Semenal Sequences, 1995-96

Acrylic on canvas

36"x50"

This work is derived from a common view that the fortunes of the  Princess of Wales were influenced by the press. The portrait is derived from an image of Diana on the front page of the Daily Mirror in 1994, 1995 or possibly 96. She is sitting in the driving seat of a car with the window up in the rain. The drips of rain are caught running  down the window of the drivers door.

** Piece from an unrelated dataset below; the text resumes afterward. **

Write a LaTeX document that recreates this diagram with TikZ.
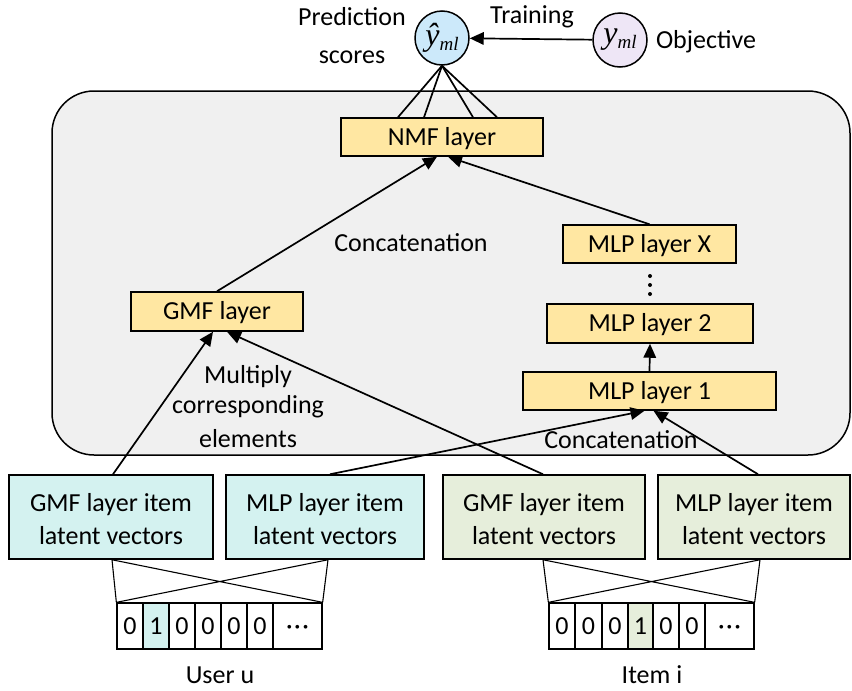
\documentclass[tikz,border=0pt]{standalone}
\usepackage{fontspec}
\setmainfont{Carlito}
\newfontfamily\timesfam{Liberation Serif}
\usetikzlibrary{arrows.meta,calc}

\definecolor{panelgray}{RGB}{240,240,240}
\definecolor{layeryellow}{RGB}{255,231,162}
\definecolor{usercyan}{RGB}{212,242,240}
\definecolor{itemgreen}{RGB}{230,238,219}
\definecolor{predblue}{RGB}{204,233,250}
\definecolor{objlilac}{RGB}{238,230,246}

\begin{document}
\begin{tikzpicture}[x=1pt,y=-1pt,
  font=\fontsize{26}{33}\selectfont,
  panel/.style={draw, line width=1.5pt, fill=panelgray, rounded corners=42pt, inner sep=0pt},
  layerbox/.style={draw, line width=1.5pt, fill=layeryellow, inner sep=0pt,
    text height=16.7pt, text depth=0pt},
  vecbox/.style={draw, line width=1.5pt, inner sep=0pt, minimum height=84pt,
    align=center, text height=55pt, text depth=0pt},
  cell/.style={draw, line width=1.3pt, inner sep=0pt, minimum height=46pt,
    text height=16.7pt, text depth=0pt},
  score/.style={circle, draw, line width=1.5pt, inner sep=0pt, minimum size=54pt},
  arr/.style={line width=1.7pt, -{Triangle[length=14pt,width=12.5pt]}},
  link/.style={line width=1.7pt},
  cross/.style={line width=1.1pt},
  lbl/.style={inner sep=0pt, anchor=base}
]
\useasboundingbox (0,0) rectangle (852,691);

% model panel
\node[panel, minimum width=798pt, minimum height=364pt] (panel) at (451,273) {};

% output and target scores
\node[score, fill=predblue] (yhat) at (442,38)
  {\timesfam\itshape\fontsize{32}{32}\selectfont\^{y}\raisebox{-5pt}{\fontsize{19}{19}\selectfont ml}};
\node[score, fill=objlilac] (ytrue) at (620,40)
  {\timesfam\itshape\fontsize{32}{32}\selectfont y\raisebox{-5pt}{\fontsize{19}{19}\selectfont ml}};
\draw[arr] (ytrue) -- (yhat);

\node[lbl] (predlbl) at (352,25) {Prediction};
\node[lbl] (scorelbl) at (352,63) {scores};
\node[lbl] (trainlbl) at (532,23) {Training};
\node[lbl] (objlbl) at (706,48) {Objective};

% layers
\node[layerbox, minimum width=202pt, minimum height=38pt] (nmf) at (442,137) {NMF layer};
\node[layerbox, minimum width=172pt, minimum height=39pt] (gmf) at (217,311.5) {GMF layer};
\node[layerbox, minimum width=173pt, minimum height=38pt] (mlpx) at (649.5,244) {MLP layer X};
\node[layerbox, minimum width=206pt, minimum height=39pt] (mlp2) at (650,323.5) {MLP layer 2};
\node[layerbox, minimum width=253pt, minimum height=38pt] (mlp1) at (649.5,391) {MLP layer 1};

\foreach \yy in {276,285,294} \fill (650,\yy) circle (2pt);

% embedding boxes
\node[vecbox, fill=usercyan, minimum width=204pt] (gmfu) at (111,517) {GMF layer item\\latent vectors};
\node[vecbox, fill=usercyan, minimum width=198pt] (mlpu) at (325,517) {MLP layer item\\latent vectors};
\node[vecbox, fill=itemgreen, minimum width=202pt] (gmfi) at (544,517) {GMF layer item\\latent vectors};
\node[vecbox, fill=itemgreen, minimum width=192pt] (mlpi) at (754,517) {MLP layer item\\latent vectors};

% one-hot inputs
\foreach \cx/\w/\c/\t [count=\k] in {130/26/white/0, 156/26/usercyan/1, 182/26/white/0,
    208/26/white/0, 234/26/white/0, 260/26/white/0, 297.5/49/white/{·\kern1.5pt·\kern1.5pt·}}
  \node[cell, fill=\c, minimum width=\w pt] (u\k) at (\cx,626) {\t};
\foreach \cx/\w/\c/\t [count=\k] in {562/26/white/0, 588.5/27/white/0, 615/26/white/0,
    640.5/25/itemgreen/1, 666/26/white/0, 692/26/white/0, 729.5/49/white/{·\kern1.5pt·\kern1.5pt·}}
  \node[cell, fill=\c, minimum width=\w pt] (i\k) at (\cx,626) {\t};

\node[lbl] (userlbl) at (220,683) {User u};
\node[lbl] (itemlbl) at (652,683) {Item i};

% lookup fan-in to the embeddings
\coordinate (gub) at ($(gmfu.south)+(1,0)$);
\coordinate (mub) at ($(mlpu.south)+(3,0)$);
\coordinate (gib) at ($(gmfi.south)+(-1,0)$);
\coordinate (mib) at ($(mlpi.south)+(6,0)$);
\draw[cross] (gub) -- (u1.north west) (gub) -- (u7.north east)
             (mub) -- (u7.north east) (mub) -- (u1.north west);
\draw[cross] (gib) -- (i1.north west) (gib) -- (i7.north east)
             (mib) -- (i7.north east) (mib) -- (i1.north west);

% embeddings into GMF and MLP branches
\draw[arr] ($(gmfu.north)+(2,0)$) -- ($(gmf.south)+(-4,0)$);
\draw[arr] ($(gmfi.north)+(-1,0)$) -- ($(gmf.south)+(10,0)$);
\draw[arr] ($(mlpu.north)+(5,0)$) -- ($(mlp1.south)+(-5,0)$);
\draw[arr] ($(mlpi.north)+(4,0)$) -- ($(mlp1.south)+(4,0)$);
\draw[arr] (mlp1.north) -- (mlp2.south);

% branches into the fusion layer
\draw[arr] (gmf.north) -- ($(nmf.south)+(-5,0)$);
\draw[arr] (mlpx.north) -- ($(nmf.south)+(6,0)$);
\foreach \dx in {-44,-18,31,55}
  \draw[link] (yhat.south) -- ($(nmf.north)+(\dx,0)$);

\node[lbl] (mul1) at (248,383) {Multiply};
\node[lbl] (mul2) at (248,413) {corresponding};
\node[lbl] (mul3) at (248,447) {elements};
\node[lbl] (cat1) at (411,251) {Concatenation};
\node[lbl] (cat2) at (621,448) {Concatenation};
\end{tikzpicture}
\end{document}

She is looking into the night. She appears as passive and isolated inside the metal box and yet  at the same time wields considerable power, aided and abetted by the media who unleash both aspects of her condition. She is not responding to the photographer. In the title “Semenal Sequences” semenal may be understood to be formative, influential, groundbreaking, pioneering, original, innovative, major, important.

In Chambers Twentieth Century Dictionary seminal is described thus: pertaining to or of the nature of seed or semen: generative notably creative or influential in future development….
The intention behind the painting was to express the paradoxical position of the press in being party to the contradictions which arguably shortened Diana’s life.

The rain on the window has been changed to suggest the presence of semen as though the use of her image intended to encourage notions of fantasy of union with a despoiled and despoiling royal figure. It marks the kind of prurient opportunism of the press with regard to symbols of power in this case monarchy itself. In the market economies everything, but everything is up for grabs. To quote Marx and Engels from the Communist Manifesto now apparently revered as a modernist work of Art “all that is solid melts into air”.

Semenal Sequences was painted in 1995-6, a year before her death on the 31st of August 1997. On the right side of her portrait there is a dark mirror image sensing   that the future would not be positive. The paradoxes in her life were publicly exploited for profit, while the reality, masked and hidden, was a disaster in the making.